[Start of Provided data]

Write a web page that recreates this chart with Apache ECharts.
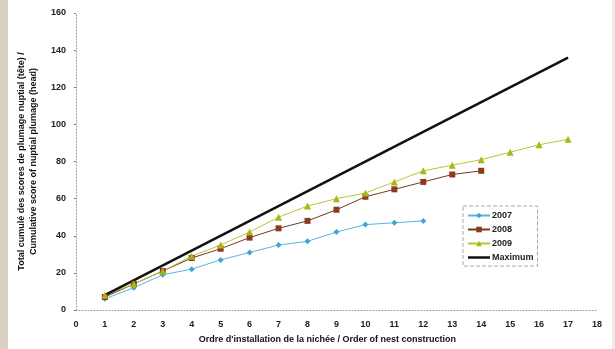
<!DOCTYPE html>
<html>
<head>
    <meta charset="utf-8" />
    <title>Cumulative nuptial plumage score</title>
    <script src="https://cdn.jsdelivr.net/npm/echarts@6/dist/echarts.min.js"></script>
    <style type="text/css">
        * { margin: 0; padding: 0; box-sizing: border-box; }
        html, body { width: 615px; height: 349px; background: #fff; }
        #chart {
            width: 615px;
            height: 349px;
            border-left: 8px solid #d9d0c1;
            border-right: 3px solid #ecebe8;
        }
    </style>
</head>
<body>
    <div id="chart"></div>
</body>
</html>
<script type="text/javascript">
    // ordre d'installation (x)
    var nests2007 = [1, 2, 3, 4, 5, 6, 7, 8, 9, 10, 11, 12];
    var nests2008 = [1, 2, 3, 4, 5, 6, 7, 8, 9, 10, 11, 12, 13, 14];
    var nests2009 = [1, 2, 3, 4, 5, 6, 7, 8, 9, 10, 11, 12, 13, 14, 15, 16, 17];
    var nestsMax = [1, 17];

    // scores cumules
    var score2007 = [6, 12, 19, 22, 27, 31, 35, 37, 42, 46, 47, 48];
    var score2008 = [7, 14, 21, 28, 33, 39, 44, 48, 54, 61, 65, 69, 73, 75];
    var score2009 = [8, 14, 21, 29, 35, 42, 50, 56, 60, 63, 69, 75, 78, 81, 85, 89, 92];
    var scoreMax = [8, 136];

    function pairs(xs, ys) {
        var out = [];
        for (var i = 0; i < xs.length; i++) {
            out.push([xs[i], ys[i]]);
        }
        return out;
    }

    var font = 'Liberation Sans, Arial, sans-serif';
    var dotted = { color: '#999', type: [1, 2], width: 1 };

    var myChart = echarts.init(document.getElementById('chart'));
    var option = {
        animation: false,
        textStyle: { fontFamily: font },
        grid: { left: 54, right: 15, top: 13, bottom: 38 },
        legend: {
            orient: 'vertical',
            left: 455,
            top: 206,
            itemWidth: 22,
            itemHeight: 7,
            itemGap: 5,
            padding: [5, 4, 4, 4],
            borderColor: '#aaa',
            borderWidth: 1,
            borderType: 'dashed',
            textStyle: { fontSize: 9, fontWeight: 'bold', color: '#222', padding: [0, 0, 0, -3] },
            data: ['2007', '2008', '2009', { name: 'Maximum', icon: 'path://M0,0 L22,0 L22,2.5 L0,2.5 Z' }]
        },
        xAxis: {
            type: 'value',
            min: 0,
            max: 18,
            interval: 1,
            name: "Ordre d'installation de la nichée / Order of nest construction",
            nameLocation: 'middle',
            nameGap: 25,
            nameTextStyle: { fontSize: 9, fontWeight: 'bold', color: '#111', padding: [0, 18, 0, 0] },
            axisLine: { lineStyle: dotted },
            axisTick: { show: false },
            axisLabel: { fontSize: 9, fontWeight: 'bold', color: '#222', margin: 10 },
            splitLine: { show: false }
        },
        yAxis: {
            type: 'value',
            min: 0,
            max: 160,
            interval: 20,
            name: 'Total cumulé des scores de plumage nuptial (tête) /\nCumulative score of nuptial plumage (head)',
            nameLocation: 'middle',
            nameGap: 30,
            nameTextStyle: { fontSize: 9, fontWeight: 'bold', color: '#111', lineHeight: 12 },
            axisLine: { show: true, lineStyle: dotted },
            axisTick: { show: true, length: 2, lineStyle: { color: '#777' } },
            axisLabel: { fontSize: 9, fontWeight: 'bold', color: '#222', margin: 10 },
            splitLine: { show: false }
        },
        series: [
            {
                name: '2007',
                type: 'line',
                data: pairs(nests2007, score2007),
                symbol: 'diamond',
                symbolSize: 6,
                itemStyle: { color: '#3ea6d2' },
                lineStyle: { color: '#5ab4dc', width: 1 }
            },
            {
                name: '2008',
                type: 'line',
                data: pairs(nests2008, score2008),
                symbol: 'rect',
                symbolSize: 6,
                itemStyle: { color: '#8e3b1c' },
                lineStyle: { color: '#6e3a26', width: 1 }
            },
            {
                name: '2009',
                type: 'line',
                data: pairs(nests2009, score2009),
                symbol: 'triangle',
                symbolSize: 7,
                itemStyle: { color: '#aab618' },
                lineStyle: { color: '#bcc433', width: 1 }
            },
            {
                name: 'Maximum',
                type: 'line',
                data: pairs(nestsMax, scoreMax),
                symbol: 'none',
                itemStyle: { color: '#111' },
                lineStyle: { color: '#111', width: 2.5 }
            }
        ]
    };
    myChart.setOption(option);
</script>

[End of Provided data]

## Instruction
Exclude the pictures, and transcribe all of the material exactly.

## Result of the exercise
Write a web page that recreates this chart with Apache ECharts.
<!DOCTYPE html>
<html>
<head>
    <meta charset="utf-8" />
    <title>Cumulative nuptial plumage score</title>
    <script src="https://cdn.jsdelivr.net/npm/echarts@6/dist/echarts.min.js"></script>
    <style type="text/css">
        * { margin: 0; padding: 0; box-sizing: border-box; }
        html, body { width: 615px; height: 349px; background: #fff; }
        #chart {
            width: 615px;
            height: 349px;
            border-left: 8px solid #d9d0c1;
            border-right: 3px solid #ecebe8;
        }
    </style>
</head>
<body>
    <div id="chart"></div>
</body>
</html>
<script type="text/javascript">
    // ordre d'installation (x)
    var nests2007 = [1, 2, 3, 4, 5, 6, 7, 8, 9, 10, 11, 12];
    var nests2008 = [1, 2, 3, 4, 5, 6, 7, 8, 9, 10, 11, 12, 13, 14];
    var nests2009 = [1, 2, 3, 4, 5, 6, 7, 8, 9, 10, 11, 12, 13, 14, 15, 16, 17];
    var nestsMax = [1, 17];

    // scores cumules
    var score2007 = [6, 12, 19, 22, 27, 31, 35, 37, 42, 46, 47, 48];
    var score2008 = [7, 14, 21, 28, 33, 39, 44, 48, 54, 61, 65, 69, 73, 75];
    var score2009 = [8, 14, 21, 29, 35, 42, 50, 56, 60, 63, 69, 75, 78, 81, 85, 89, 92];
    var scoreMax = [8, 136];

    function pairs(xs, ys) {
        var out = [];
        for (var i = 0; i < xs.length; i++) {
            out.push([xs[i], ys[i]]);
        }
        return out;
    }

    var font = 'Liberation Sans, Arial, sans-serif';
    var dotted = { color: '#999', type: [1, 2], width: 1 };

    var myChart = echarts.init(document.getElementById('chart'));
    var option = {
        animation: false,
        textStyle: { fontFamily: font },
        grid: { left: 54, right: 15, top: 13, bottom: 38 },
        legend: {
            orient: 'vertical',
            left: 455,
            top: 206,
            itemWidth: 22,
            itemHeight: 7,
            itemGap: 5,
            padding: [5, 4, 4, 4],
            borderColor: '#aaa',
            borderWidth: 1,
            borderType: 'dashed',
            textStyle: { fontSize: 9, fontWeight: 'bold', color: '#222', padding: [0, 0, 0, -3] },
            data: ['2007', '2008', '2009', { name: 'Maximum', icon: 'path://M0,0 L22,0 L22,2.5 L0,2.5 Z' }]
        },
        xAxis: {
            type: 'value',
            min: 0,
            max: 18,
            interval: 1,
            name: "Ordre d'installation de la nichée / Order of nest construction",
            nameLocation: 'middle',
            nameGap: 25,
            nameTextStyle: { fontSize: 9, fontWeight: 'bold', color: '#111', padding: [0, 18, 0, 0] },
            axisLine: { lineStyle: dotted },
            axisTick: { show: false },
            axisLabel: { fontSize: 9, fontWeight: 'bold', color: '#222', margin: 10 },
            splitLine: { show: false }
        },
        yAxis: {
            type: 'value',
            min: 0,
            max: 160,
            interval: 20,
            name: 'Total cumulé des scores de plumage nuptial (tête) /\nCumulative score of nuptial plumage (head)',
            nameLocation: 'middle',
            nameGap: 30,
            nameTextStyle: { fontSize: 9, fontWeight: 'bold', color: '#111', lineHeight: 12 },
            axisLine: { show: true, lineStyle: dotted },
            axisTick: { show: true, length: 2, lineStyle: { color: '#777' } },
            axisLabel: { fontSize: 9, fontWeight: 'bold', color: '#222', margin: 10 },
            splitLine: { show: false }
        },
        series: [
            {
                name: '2007',
                type: 'line',
                data: pairs(nests2007, score2007),
                symbol: 'diamond',
                symbolSize: 6,
                itemStyle: { color: '#3ea6d2' },
                lineStyle: { color: '#5ab4dc', width: 1 }
            },
            {
                name: '2008',
                type: 'line',
                data: pairs(nests2008, score2008),
                symbol: 'rect',
                symbolSize: 6,
                itemStyle: { color: '#8e3b1c' },
                lineStyle: { color: '#6e3a26', width: 1 }
            },
            {
                name: '2009',
                type: 'line',
                data: pairs(nests2009, score2009),
                symbol: 'triangle',
                symbolSize: 7,
                itemStyle: { color: '#aab618' },
                lineStyle: { color: '#bcc433', width: 1 }
            },
            {
                name: 'Maximum',
                type: 'line',
                data: pairs(nestsMax, scoreMax),
                symbol: 'none',
                itemStyle: { color: '#111' },
                lineStyle: { color: '#111', width: 2.5 }
            }
        ]
    };
    myChart.setOption(option);
</script>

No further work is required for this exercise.